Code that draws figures
------------------------------

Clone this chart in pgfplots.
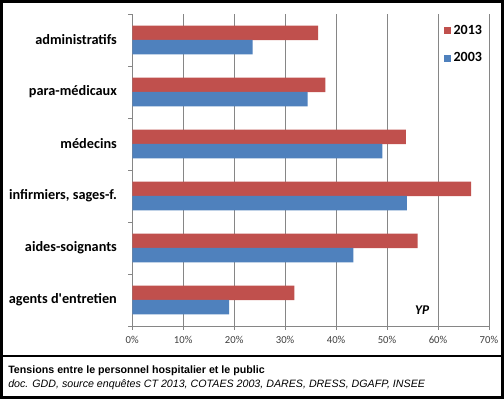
\documentclass[border=0pt]{standalone}
\usepackage{pgfplots}
\pgfplotsset{compat=1.18}
\usepackage{fontspec}
\setmainfont{Carlito}
\newfontfamily\arial{Liberation Sans}
\definecolor{red13}{HTML}{C0504D}
\definecolor{blue03}{HTML}{4F81BD}
\definecolor{gridc}{HTML}{868686}
\begin{document}
\begin{tikzpicture}
\fill[white] (0pt,0pt) rectangle (378pt,299.25pt);
\draw[line width=2.25pt] (1.125pt,1.125pt) rectangle (376.875pt,298.125pt);
\draw[line width=0.9pt] (2.25pt,32.25pt) -- (375.75pt,32.25pt);
\begin{axis}[
  at={(99.2pt,54.75pt)}, anchor=south west,
  scale only axis, width=267.5pt, height=234pt,
  xmin=0, xmax=70, ymin=-0.5, ymax=5.5,
  axis x line*=bottom, axis y line*=left,
  axis line style={gridc, line width=0.6pt},
  xtick={0,10,...,70},
  xticklabel={\pgfmathprintnumber{\tick}\%},
  /pgf/number format/assume math mode=true,
  xticklabel style={font=\fontsize{8}{9}\selectfont, text=black!75, yshift=-1.5pt},
  xmajorgrids, grid style={gridc, line width=0.6pt},
  tick align=outside, major tick length=3pt,
  tick style={gridc, line width=0.6pt},
  ytick={-0.5,0.5,...,5.5}, yticklabels={},
  extra y ticks={0,1,2,3,4,5},
  extra y tick labels={agents d\textquotesingle entretien, aides-soignants, {infirmiers, sages-f.}, médecins, para-médicaux, administratifs},
  extra y tick style={major tick length=0pt, yticklabel style={font=\bfseries\fontsize{10.7}{12}\selectfont, xshift=-8pt}},
  legend style={at={(1,1)}, anchor=north east, yshift=-3pt, draw=none, fill=white,
    font=\bfseries\fontsize{10.5}{12}\selectfont, row sep=8.5pt, inner sep=3pt},
  legend cell align=left,
  legend image code/.code={\fill[#1] (0pt,-2.7pt) rectangle (5.4pt,2.7pt);},
]
\addplot[xbar, fill=red13, draw=none, bar width=10.9pt, bar shift=5.4pt]
  coordinates {(31.8,0) (56.0,1) (66.5,2) (53.7,3) (37.9,4) (36.5,5)};
\addplot[xbar, fill=blue03, draw=none, bar width=10.9pt, bar shift=-5.4pt]
  coordinates {(19.0,0) (43.4,1) (53.9,2) (49.1,3) (34.4,4) (23.6,5)};
\legend{2013,2003}
\node[font=\bfseries\itshape\fontsize{10}{11}\selectfont] at (axis cs:56.9,-0.19) {YP};
\end{axis}
\node[anchor=west, font=\arial\bfseries\fontsize{8}{9}\selectfont, inner sep=0pt] at (6pt,21.2pt) {Tensions entre le personnel hospitalier et le public};
\node[anchor=west, font=\arial\itshape\fontsize{8}{9}\selectfont, inner sep=0pt] at (6pt,11pt) {doc. GDD, source enquêtes CT 2013, COTAES 2003, DARES, DRESS, DGAFP, INSEE};
\end{tikzpicture}
\end{document}
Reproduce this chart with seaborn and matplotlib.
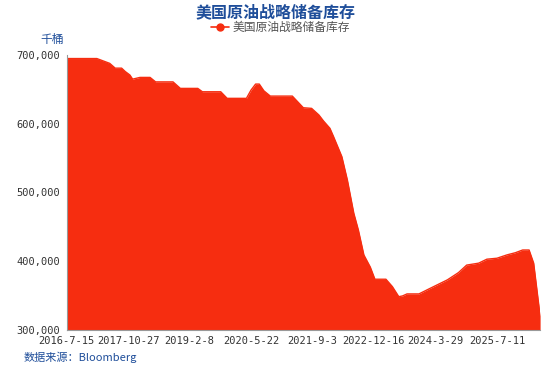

------------------------------

Pick out each line containing "chart" and report it.

Clone this chart in pgfplots.
Reproduce this chart with seaborn and matplotlib.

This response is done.